_Task details_
Lines containing the word "this" need to be counted. Please reply with how many there are, and nothing else.
----- Task data
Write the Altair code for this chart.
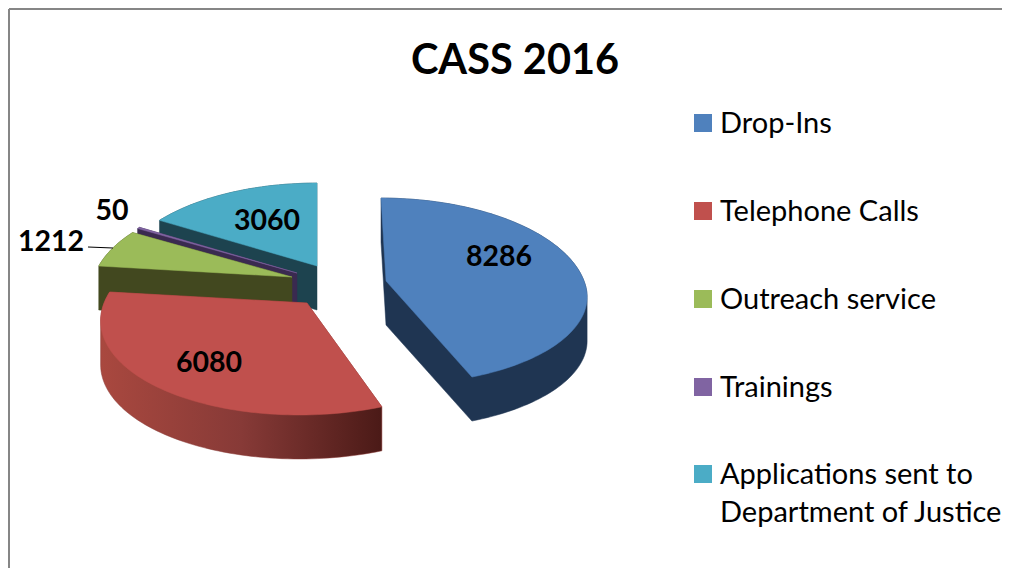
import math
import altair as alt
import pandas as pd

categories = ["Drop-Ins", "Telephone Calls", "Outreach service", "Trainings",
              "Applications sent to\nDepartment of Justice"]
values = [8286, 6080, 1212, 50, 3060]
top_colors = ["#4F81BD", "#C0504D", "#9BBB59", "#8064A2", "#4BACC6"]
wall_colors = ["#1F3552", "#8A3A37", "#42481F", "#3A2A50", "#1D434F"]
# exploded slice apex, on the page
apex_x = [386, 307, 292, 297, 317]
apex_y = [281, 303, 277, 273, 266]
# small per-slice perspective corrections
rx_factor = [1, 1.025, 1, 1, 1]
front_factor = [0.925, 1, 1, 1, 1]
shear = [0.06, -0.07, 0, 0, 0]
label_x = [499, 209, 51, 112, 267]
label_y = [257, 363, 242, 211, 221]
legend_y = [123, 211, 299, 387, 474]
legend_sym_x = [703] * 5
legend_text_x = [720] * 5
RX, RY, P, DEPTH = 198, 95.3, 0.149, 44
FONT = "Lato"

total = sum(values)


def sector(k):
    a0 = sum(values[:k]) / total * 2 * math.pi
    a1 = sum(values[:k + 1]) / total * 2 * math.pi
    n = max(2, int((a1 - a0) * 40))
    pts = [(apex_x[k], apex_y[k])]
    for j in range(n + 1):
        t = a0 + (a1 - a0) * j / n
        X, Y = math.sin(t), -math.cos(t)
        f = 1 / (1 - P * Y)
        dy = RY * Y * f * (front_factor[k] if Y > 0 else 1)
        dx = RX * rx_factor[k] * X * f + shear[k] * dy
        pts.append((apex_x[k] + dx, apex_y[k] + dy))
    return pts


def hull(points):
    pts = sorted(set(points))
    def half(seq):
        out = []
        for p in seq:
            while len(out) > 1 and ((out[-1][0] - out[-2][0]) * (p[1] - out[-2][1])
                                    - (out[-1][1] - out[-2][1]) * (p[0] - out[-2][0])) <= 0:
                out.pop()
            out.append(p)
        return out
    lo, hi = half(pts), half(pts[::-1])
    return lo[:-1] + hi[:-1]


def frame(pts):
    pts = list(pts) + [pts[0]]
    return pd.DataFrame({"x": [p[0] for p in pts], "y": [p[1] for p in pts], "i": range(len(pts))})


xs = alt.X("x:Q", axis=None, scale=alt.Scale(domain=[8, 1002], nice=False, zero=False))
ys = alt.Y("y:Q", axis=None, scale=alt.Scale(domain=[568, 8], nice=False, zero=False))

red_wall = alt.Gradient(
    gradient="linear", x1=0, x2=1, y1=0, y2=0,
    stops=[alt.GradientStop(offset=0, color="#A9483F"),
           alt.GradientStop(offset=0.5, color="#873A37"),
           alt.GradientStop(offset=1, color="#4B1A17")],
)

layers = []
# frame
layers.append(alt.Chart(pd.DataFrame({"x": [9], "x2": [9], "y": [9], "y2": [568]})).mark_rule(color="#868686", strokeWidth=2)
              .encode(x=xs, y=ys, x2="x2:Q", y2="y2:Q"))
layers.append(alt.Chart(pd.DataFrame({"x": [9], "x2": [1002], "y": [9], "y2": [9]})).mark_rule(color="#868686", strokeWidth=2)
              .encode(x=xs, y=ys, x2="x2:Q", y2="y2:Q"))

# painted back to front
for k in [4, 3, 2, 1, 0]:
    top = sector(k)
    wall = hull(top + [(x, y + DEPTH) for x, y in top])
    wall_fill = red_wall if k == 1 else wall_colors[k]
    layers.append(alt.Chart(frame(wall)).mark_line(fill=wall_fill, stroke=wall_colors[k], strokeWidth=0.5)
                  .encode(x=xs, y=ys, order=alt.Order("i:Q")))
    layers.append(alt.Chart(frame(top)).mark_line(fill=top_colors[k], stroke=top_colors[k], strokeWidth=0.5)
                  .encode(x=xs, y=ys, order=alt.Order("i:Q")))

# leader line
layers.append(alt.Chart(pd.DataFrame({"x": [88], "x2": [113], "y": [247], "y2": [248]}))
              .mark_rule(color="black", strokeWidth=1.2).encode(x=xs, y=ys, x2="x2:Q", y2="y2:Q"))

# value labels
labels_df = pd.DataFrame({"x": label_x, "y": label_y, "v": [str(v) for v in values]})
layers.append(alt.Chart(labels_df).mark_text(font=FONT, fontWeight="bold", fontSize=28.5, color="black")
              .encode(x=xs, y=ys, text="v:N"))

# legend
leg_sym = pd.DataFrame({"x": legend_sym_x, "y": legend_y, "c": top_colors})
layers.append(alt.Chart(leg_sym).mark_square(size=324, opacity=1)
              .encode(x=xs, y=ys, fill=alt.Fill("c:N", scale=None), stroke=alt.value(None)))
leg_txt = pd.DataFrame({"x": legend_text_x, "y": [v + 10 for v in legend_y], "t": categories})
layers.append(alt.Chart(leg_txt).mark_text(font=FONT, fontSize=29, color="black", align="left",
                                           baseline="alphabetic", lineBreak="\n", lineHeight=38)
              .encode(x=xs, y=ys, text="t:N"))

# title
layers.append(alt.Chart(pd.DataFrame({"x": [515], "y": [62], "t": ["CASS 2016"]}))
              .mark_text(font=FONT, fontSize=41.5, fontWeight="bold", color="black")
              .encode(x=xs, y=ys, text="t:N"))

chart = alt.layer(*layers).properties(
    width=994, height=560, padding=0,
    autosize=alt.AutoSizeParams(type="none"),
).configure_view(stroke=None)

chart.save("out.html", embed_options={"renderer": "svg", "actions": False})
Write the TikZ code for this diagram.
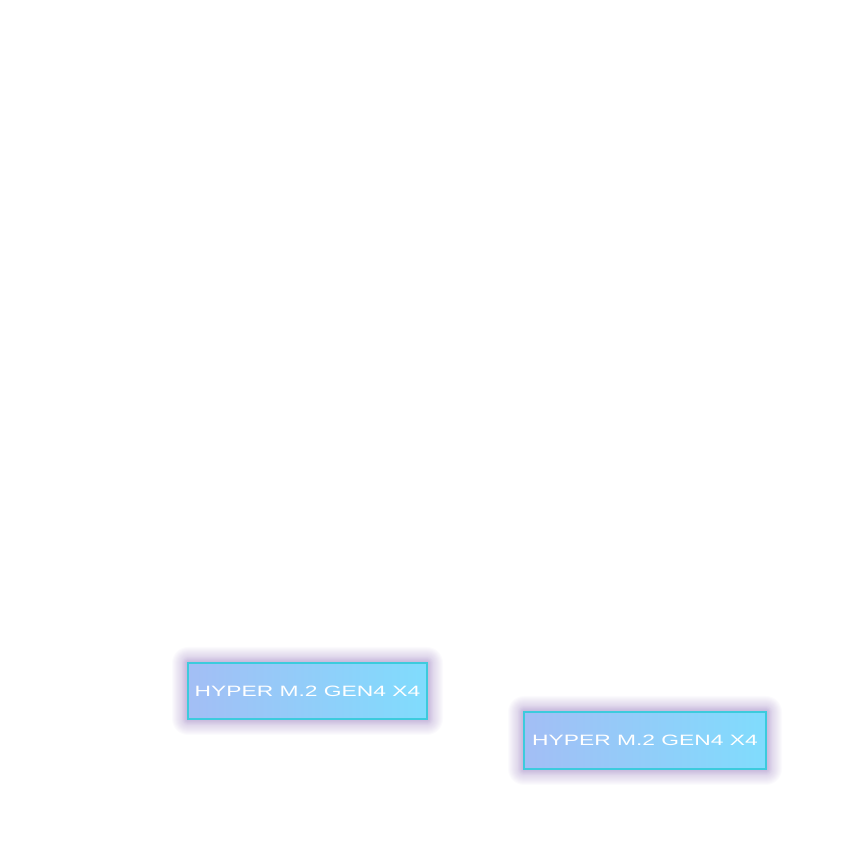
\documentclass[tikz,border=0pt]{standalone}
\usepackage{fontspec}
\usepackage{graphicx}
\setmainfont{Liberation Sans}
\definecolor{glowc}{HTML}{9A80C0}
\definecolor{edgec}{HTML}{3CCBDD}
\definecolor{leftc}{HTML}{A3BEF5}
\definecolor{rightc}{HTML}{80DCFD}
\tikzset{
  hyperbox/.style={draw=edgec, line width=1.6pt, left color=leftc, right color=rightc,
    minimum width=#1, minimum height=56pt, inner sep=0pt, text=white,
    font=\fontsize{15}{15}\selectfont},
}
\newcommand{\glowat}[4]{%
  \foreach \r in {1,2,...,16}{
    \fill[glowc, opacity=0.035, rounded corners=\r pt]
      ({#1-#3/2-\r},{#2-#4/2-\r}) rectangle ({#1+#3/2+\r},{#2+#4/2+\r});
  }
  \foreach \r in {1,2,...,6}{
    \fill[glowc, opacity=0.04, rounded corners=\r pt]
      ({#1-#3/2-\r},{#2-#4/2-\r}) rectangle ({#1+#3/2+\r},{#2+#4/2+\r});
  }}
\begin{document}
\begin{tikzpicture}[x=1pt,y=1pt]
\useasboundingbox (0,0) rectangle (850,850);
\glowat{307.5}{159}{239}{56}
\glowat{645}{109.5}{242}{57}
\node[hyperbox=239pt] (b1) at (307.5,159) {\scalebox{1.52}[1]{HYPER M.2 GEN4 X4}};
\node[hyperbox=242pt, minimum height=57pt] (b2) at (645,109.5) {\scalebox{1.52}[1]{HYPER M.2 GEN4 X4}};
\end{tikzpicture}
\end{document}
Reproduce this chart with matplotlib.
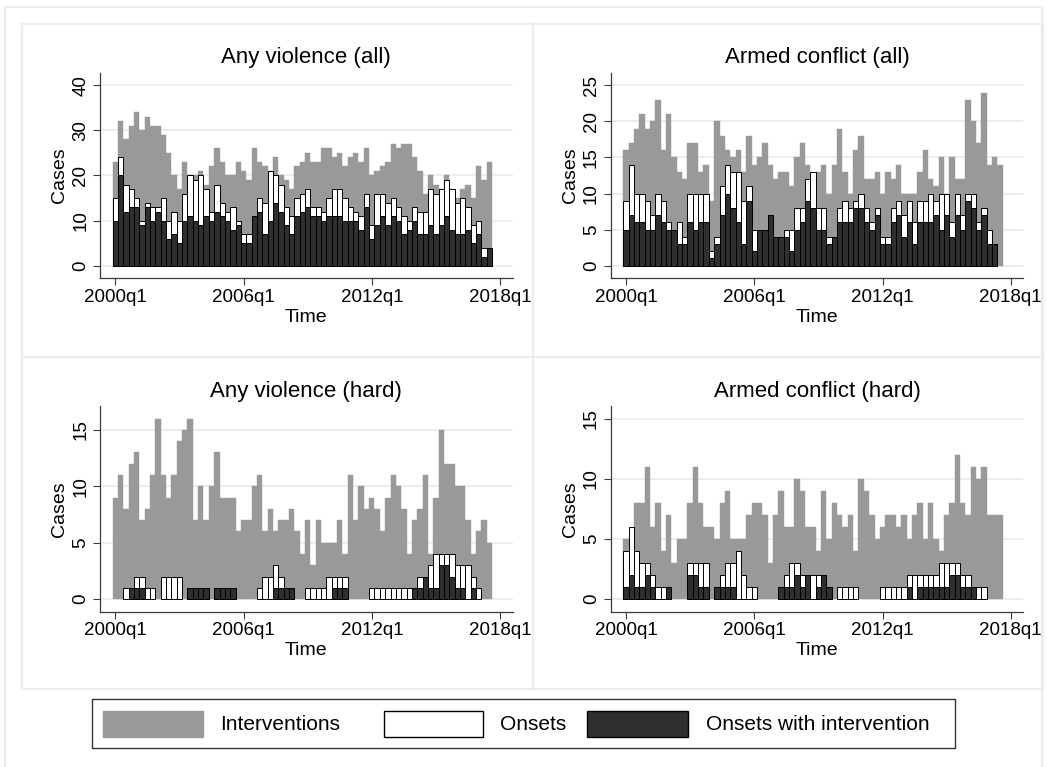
----------
_The result_
3